Processo já foi entregue no Tribunal Constitucional
A Assembleia Municipal de Lisboa já entregou no Tribunal Constitucional o processo para a realização de um referendo na capital sobre o alojamento local, “para efeitos de fiscalização preventiva da constitucionalidade e legalidade”. A informação foi veiculada pelo órgão autárquico.
Em comunicado, a mesa da Assembleia Municipal de Lisboa (AML) refere que enviou, na segunda-feira, para o Tribunal Constitucional a deliberação aprovada, “para efeitos de fiscalização preventiva da constitucionalidade e da legalidade”.
A proposta para um referendo ao alojamento local em Lisboa foi lançada em dezembro de 2022 e, na documentação entregue na AML, constava “um total de 6.550 cidadãos eleitores recenseados no município”, segundo o relatório da comissão eventual criada para apreciar a iniciativa popular de referendo local.
Já depois da aprovação da proposta, o grupo do Partido Social Democrata (PSD) na AML entregou “um pedido de nulidade da votação” para a realização do referendo sobre o alojamento local.

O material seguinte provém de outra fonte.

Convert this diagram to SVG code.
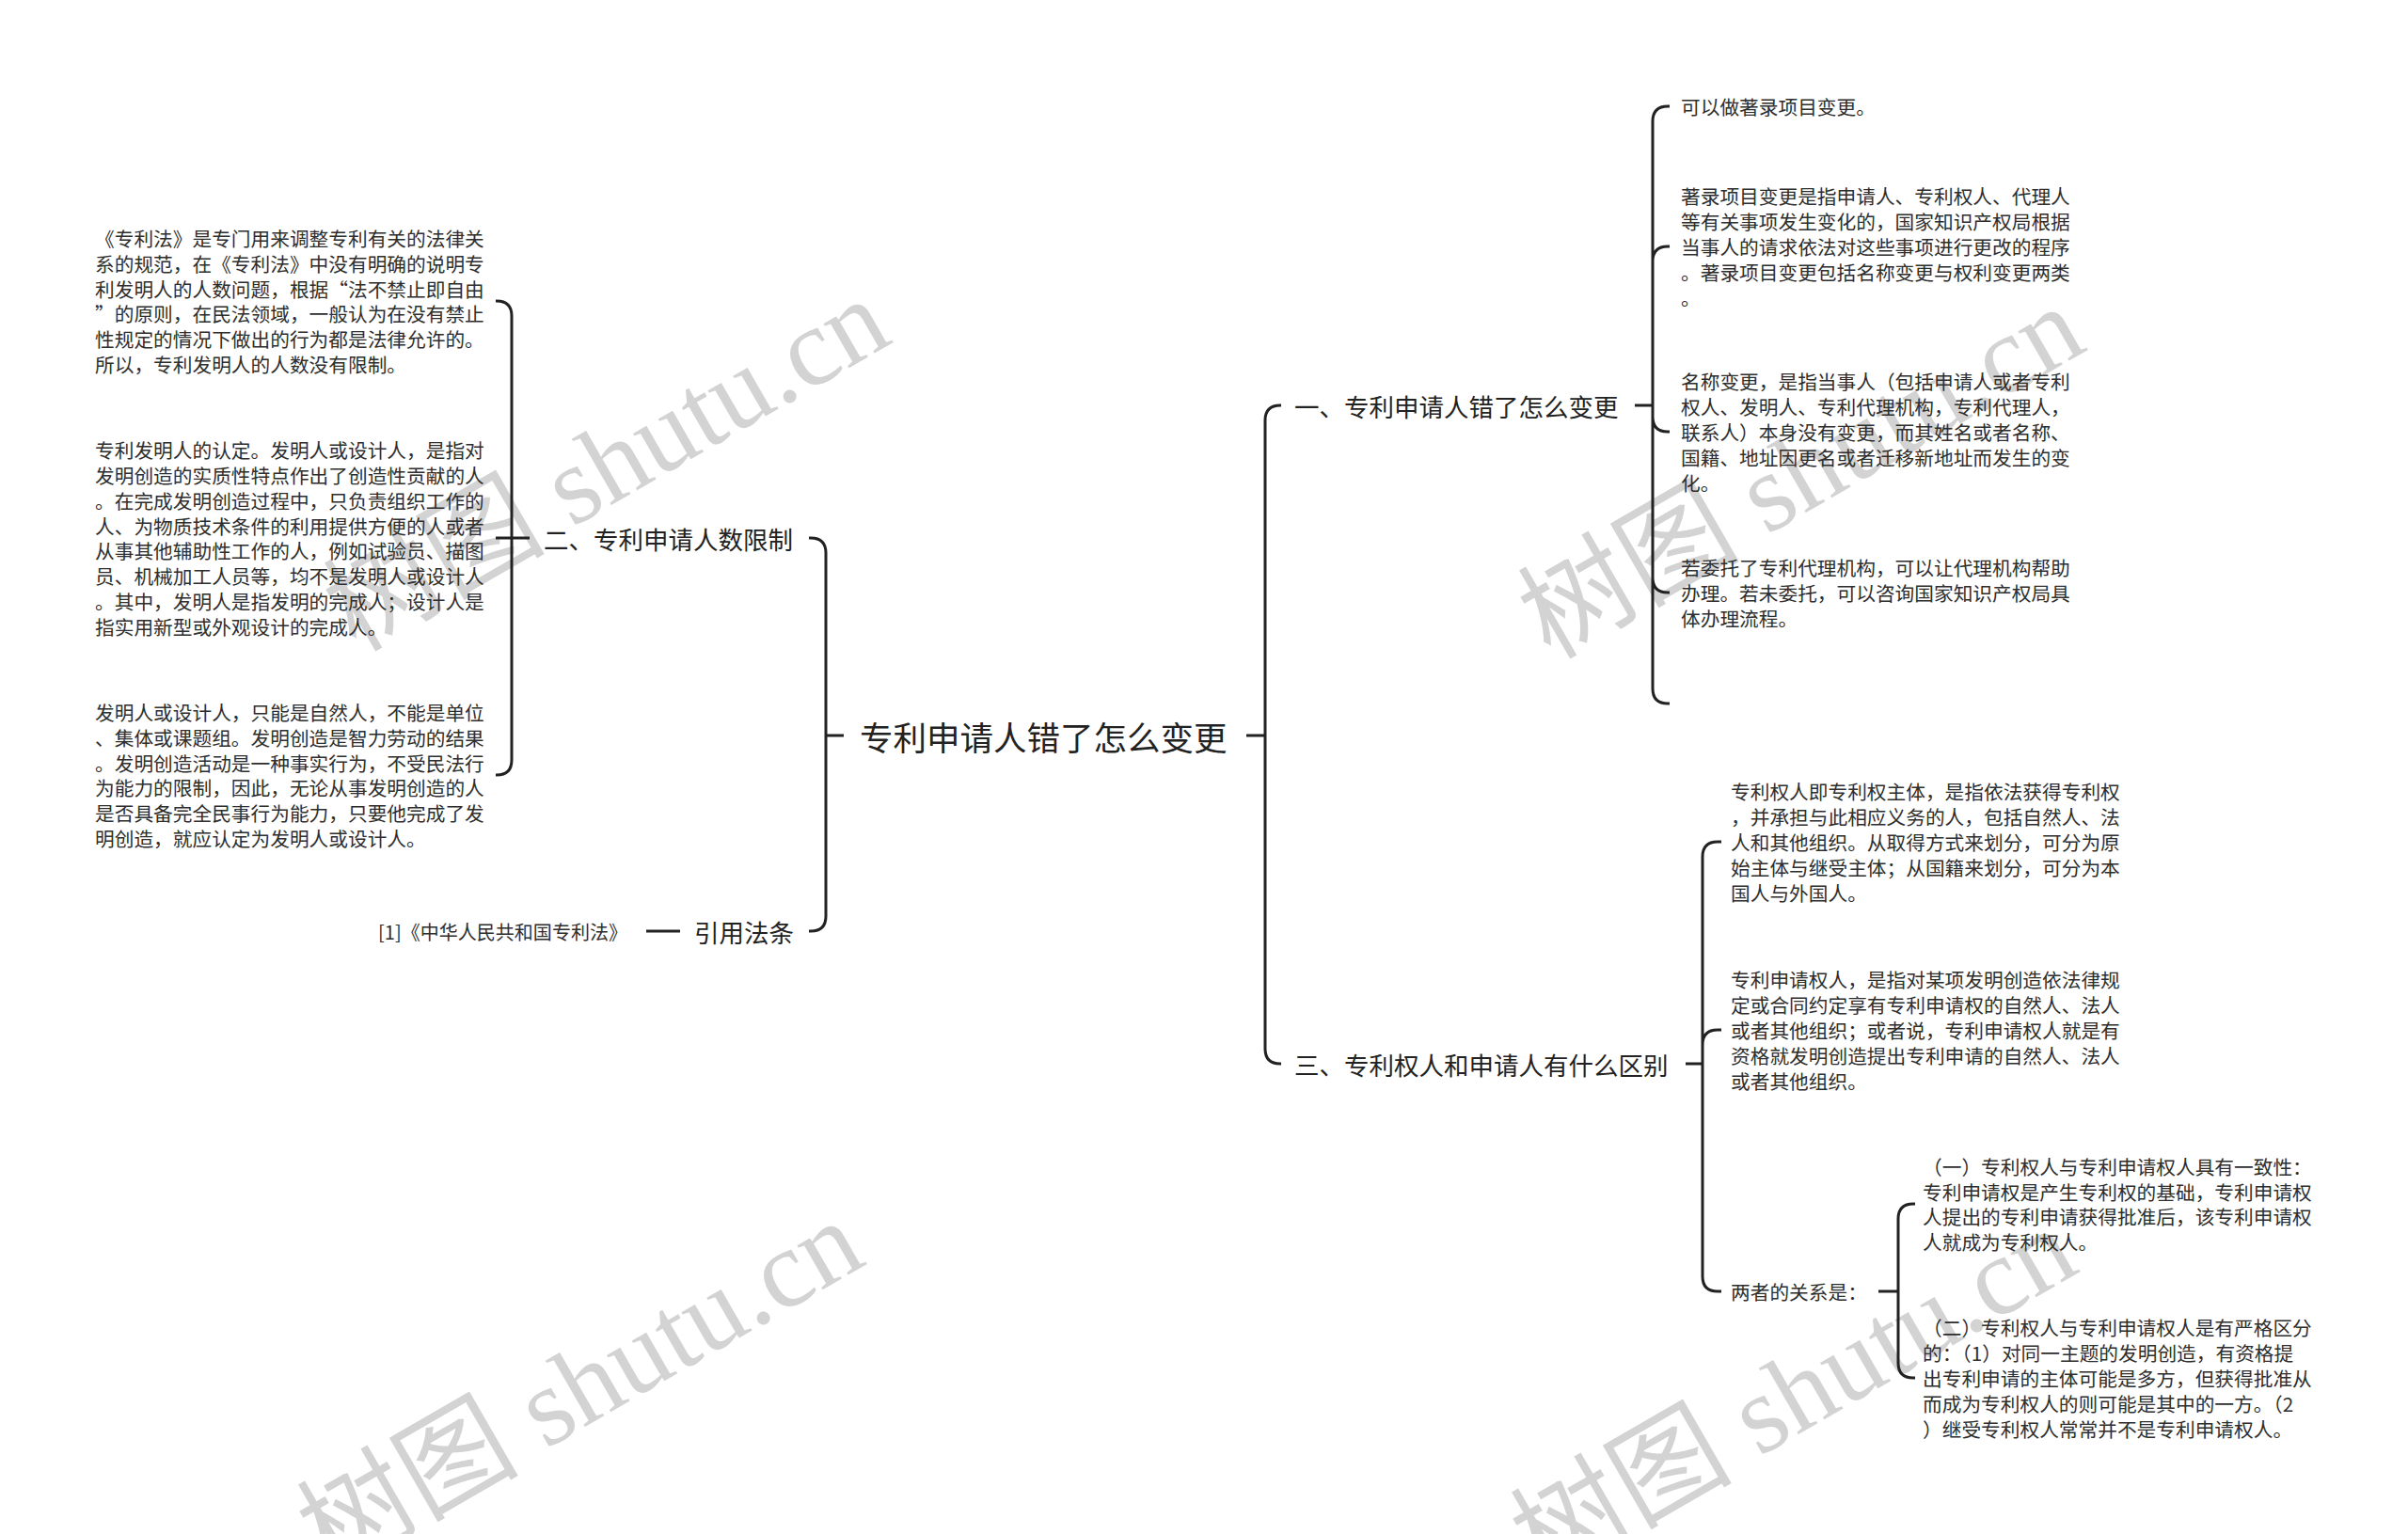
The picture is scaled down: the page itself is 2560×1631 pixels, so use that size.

Com base na “verificação administrativa” da secretaria-geral do Ministério da Administração Interna, o PSD justificou o pedido de nulidade com o facto de as discrepâncias encontradas reduzirem “o número de assinaturas válidas para 4.863, abaixo do mínimo legal obrigatório de 5.000”.
No último Conselho de Ministros, o ministro da Presidência, António Leitão Amaro, garantiu que o Governo “não teme” um referendo ao alojamento local e respeita a deliberação, sublinhando que a decisão deve ser “de base local”, salientando que o Governo acredita na “livre iniciativa privada” de quem investiu na atividade, lembrando terem sido revogadas uma série de “limitações, proibições, tributações e expropriações legais aos títulos de alojamento local”.
“Não tememos a democracia, muito menos a democracia local”, acrescentou, insistindo que o Governo considera que este tipo de decisões deve ser tomadas ao nível local “com proporcionalidade e respeito entre habitantes e titulares de licenças de alojamento local”, referiu António Leitão Amaro.